◆ What is required: Scan the material that follows. Copy every line containing the word "page".
______
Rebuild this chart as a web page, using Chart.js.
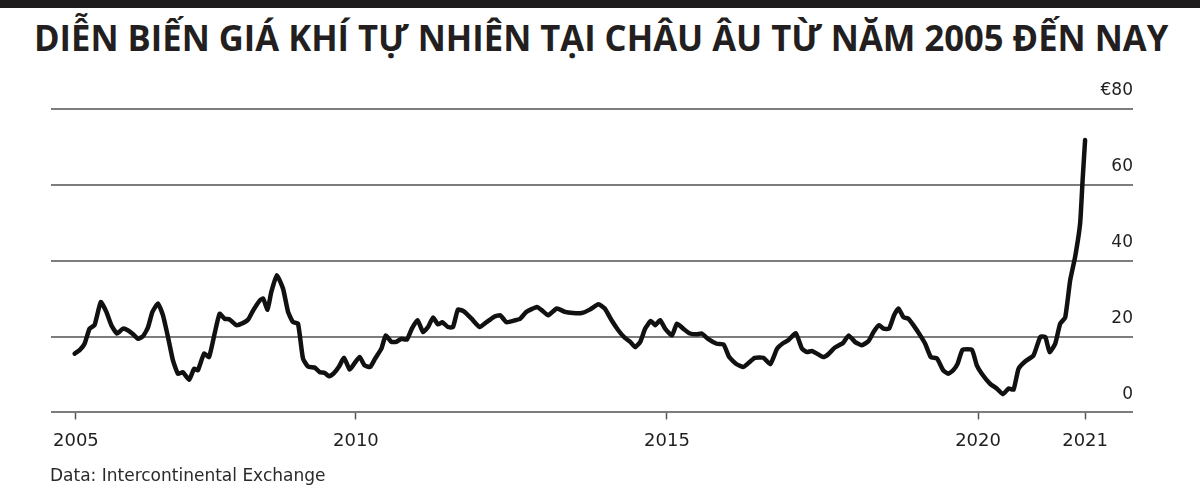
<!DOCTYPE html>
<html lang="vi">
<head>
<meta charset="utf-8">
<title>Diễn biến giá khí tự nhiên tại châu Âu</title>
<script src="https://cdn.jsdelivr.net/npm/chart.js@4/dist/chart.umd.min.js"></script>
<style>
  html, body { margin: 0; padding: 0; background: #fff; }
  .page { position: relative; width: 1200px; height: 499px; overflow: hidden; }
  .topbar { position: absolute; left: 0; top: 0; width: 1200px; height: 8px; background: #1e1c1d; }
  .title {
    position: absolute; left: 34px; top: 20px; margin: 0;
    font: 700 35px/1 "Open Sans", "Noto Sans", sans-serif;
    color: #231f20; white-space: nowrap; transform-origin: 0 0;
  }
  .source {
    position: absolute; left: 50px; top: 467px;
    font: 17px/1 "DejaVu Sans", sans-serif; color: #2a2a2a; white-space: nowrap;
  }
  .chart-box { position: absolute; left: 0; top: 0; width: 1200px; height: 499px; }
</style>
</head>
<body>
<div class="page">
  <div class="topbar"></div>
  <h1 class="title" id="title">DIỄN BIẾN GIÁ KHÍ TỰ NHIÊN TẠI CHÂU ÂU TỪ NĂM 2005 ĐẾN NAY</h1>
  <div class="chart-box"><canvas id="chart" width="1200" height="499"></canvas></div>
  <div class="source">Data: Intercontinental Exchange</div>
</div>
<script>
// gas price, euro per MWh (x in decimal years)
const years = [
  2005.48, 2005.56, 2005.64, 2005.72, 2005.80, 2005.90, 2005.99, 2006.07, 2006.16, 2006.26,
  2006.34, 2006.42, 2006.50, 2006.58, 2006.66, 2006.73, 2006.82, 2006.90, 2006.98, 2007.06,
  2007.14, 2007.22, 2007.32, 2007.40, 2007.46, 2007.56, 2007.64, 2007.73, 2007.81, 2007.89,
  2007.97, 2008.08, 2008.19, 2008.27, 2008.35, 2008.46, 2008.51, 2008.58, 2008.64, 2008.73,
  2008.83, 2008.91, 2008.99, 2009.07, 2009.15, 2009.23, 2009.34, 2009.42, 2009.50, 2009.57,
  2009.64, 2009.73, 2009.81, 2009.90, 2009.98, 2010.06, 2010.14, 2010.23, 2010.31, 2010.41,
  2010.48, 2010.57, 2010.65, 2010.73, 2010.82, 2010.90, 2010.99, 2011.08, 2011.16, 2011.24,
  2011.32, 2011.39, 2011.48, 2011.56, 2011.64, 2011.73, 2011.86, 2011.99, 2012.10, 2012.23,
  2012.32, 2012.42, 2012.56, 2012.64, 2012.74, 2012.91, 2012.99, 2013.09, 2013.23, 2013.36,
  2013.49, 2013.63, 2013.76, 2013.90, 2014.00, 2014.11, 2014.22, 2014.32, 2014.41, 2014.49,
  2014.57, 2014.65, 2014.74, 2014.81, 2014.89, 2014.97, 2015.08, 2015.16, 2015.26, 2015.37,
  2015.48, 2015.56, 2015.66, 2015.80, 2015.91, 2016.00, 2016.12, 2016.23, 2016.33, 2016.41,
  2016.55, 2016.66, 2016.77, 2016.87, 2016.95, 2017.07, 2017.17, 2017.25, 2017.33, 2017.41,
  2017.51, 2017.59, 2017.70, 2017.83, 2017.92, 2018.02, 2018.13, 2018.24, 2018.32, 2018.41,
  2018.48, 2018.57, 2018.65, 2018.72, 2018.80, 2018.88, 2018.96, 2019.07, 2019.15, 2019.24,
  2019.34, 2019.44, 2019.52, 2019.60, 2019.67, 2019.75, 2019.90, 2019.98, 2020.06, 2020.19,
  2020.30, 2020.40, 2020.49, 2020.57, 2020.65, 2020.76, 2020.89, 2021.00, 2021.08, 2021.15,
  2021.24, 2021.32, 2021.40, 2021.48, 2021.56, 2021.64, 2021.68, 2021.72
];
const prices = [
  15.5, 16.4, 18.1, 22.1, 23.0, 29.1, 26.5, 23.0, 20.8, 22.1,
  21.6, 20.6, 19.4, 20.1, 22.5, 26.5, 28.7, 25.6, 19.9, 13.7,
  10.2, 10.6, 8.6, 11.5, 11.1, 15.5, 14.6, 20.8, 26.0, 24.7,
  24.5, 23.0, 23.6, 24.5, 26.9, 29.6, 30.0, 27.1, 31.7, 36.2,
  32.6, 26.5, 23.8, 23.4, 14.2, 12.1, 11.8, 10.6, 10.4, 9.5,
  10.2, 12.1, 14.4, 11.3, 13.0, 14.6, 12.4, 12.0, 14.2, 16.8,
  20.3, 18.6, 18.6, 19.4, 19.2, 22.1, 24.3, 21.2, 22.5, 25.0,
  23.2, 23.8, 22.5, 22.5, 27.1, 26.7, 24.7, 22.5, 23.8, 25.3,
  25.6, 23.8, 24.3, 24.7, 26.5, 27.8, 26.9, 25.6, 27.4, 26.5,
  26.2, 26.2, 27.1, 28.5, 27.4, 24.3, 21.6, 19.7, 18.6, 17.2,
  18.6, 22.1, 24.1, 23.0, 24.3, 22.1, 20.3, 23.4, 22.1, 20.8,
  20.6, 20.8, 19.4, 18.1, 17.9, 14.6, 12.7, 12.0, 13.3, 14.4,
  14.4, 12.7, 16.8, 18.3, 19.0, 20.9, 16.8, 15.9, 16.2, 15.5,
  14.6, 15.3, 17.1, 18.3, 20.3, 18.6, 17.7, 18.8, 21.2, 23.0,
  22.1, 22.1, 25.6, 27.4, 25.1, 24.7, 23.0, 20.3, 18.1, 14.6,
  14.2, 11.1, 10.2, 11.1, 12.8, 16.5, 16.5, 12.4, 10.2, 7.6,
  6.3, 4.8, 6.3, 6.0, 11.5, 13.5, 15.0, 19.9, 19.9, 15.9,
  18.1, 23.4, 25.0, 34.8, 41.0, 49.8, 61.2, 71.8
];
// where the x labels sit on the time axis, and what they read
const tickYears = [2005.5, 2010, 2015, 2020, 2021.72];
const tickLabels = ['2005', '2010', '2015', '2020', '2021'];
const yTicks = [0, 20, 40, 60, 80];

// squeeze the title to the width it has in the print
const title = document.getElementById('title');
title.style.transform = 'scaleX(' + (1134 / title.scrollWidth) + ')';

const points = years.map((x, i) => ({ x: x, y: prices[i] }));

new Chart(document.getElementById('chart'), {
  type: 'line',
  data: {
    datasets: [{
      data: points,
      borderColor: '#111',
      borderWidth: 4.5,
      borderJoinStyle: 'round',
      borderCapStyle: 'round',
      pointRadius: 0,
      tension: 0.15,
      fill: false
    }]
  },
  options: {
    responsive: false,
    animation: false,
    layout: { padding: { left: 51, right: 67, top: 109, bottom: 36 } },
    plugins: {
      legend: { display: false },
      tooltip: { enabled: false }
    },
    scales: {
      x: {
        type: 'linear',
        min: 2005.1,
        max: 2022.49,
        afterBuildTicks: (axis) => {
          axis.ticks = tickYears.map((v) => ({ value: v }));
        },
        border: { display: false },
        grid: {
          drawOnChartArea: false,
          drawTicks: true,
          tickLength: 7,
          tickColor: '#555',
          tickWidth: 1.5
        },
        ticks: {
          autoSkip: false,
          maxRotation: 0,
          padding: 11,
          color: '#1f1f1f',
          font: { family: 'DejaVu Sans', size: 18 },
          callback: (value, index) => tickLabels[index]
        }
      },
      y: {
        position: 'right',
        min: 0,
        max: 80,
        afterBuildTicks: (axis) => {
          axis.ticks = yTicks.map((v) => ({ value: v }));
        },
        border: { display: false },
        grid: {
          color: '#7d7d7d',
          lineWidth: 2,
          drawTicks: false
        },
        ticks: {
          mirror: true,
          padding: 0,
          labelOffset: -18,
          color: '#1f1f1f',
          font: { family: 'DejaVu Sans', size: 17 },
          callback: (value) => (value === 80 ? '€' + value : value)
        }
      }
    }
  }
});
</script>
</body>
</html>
______
◆ Result of this task:
Rebuild this chart as a web page, using Chart.js.
  .page { position: relative; width: 1200px; height: 499px; overflow: hidden; }
<div class="page">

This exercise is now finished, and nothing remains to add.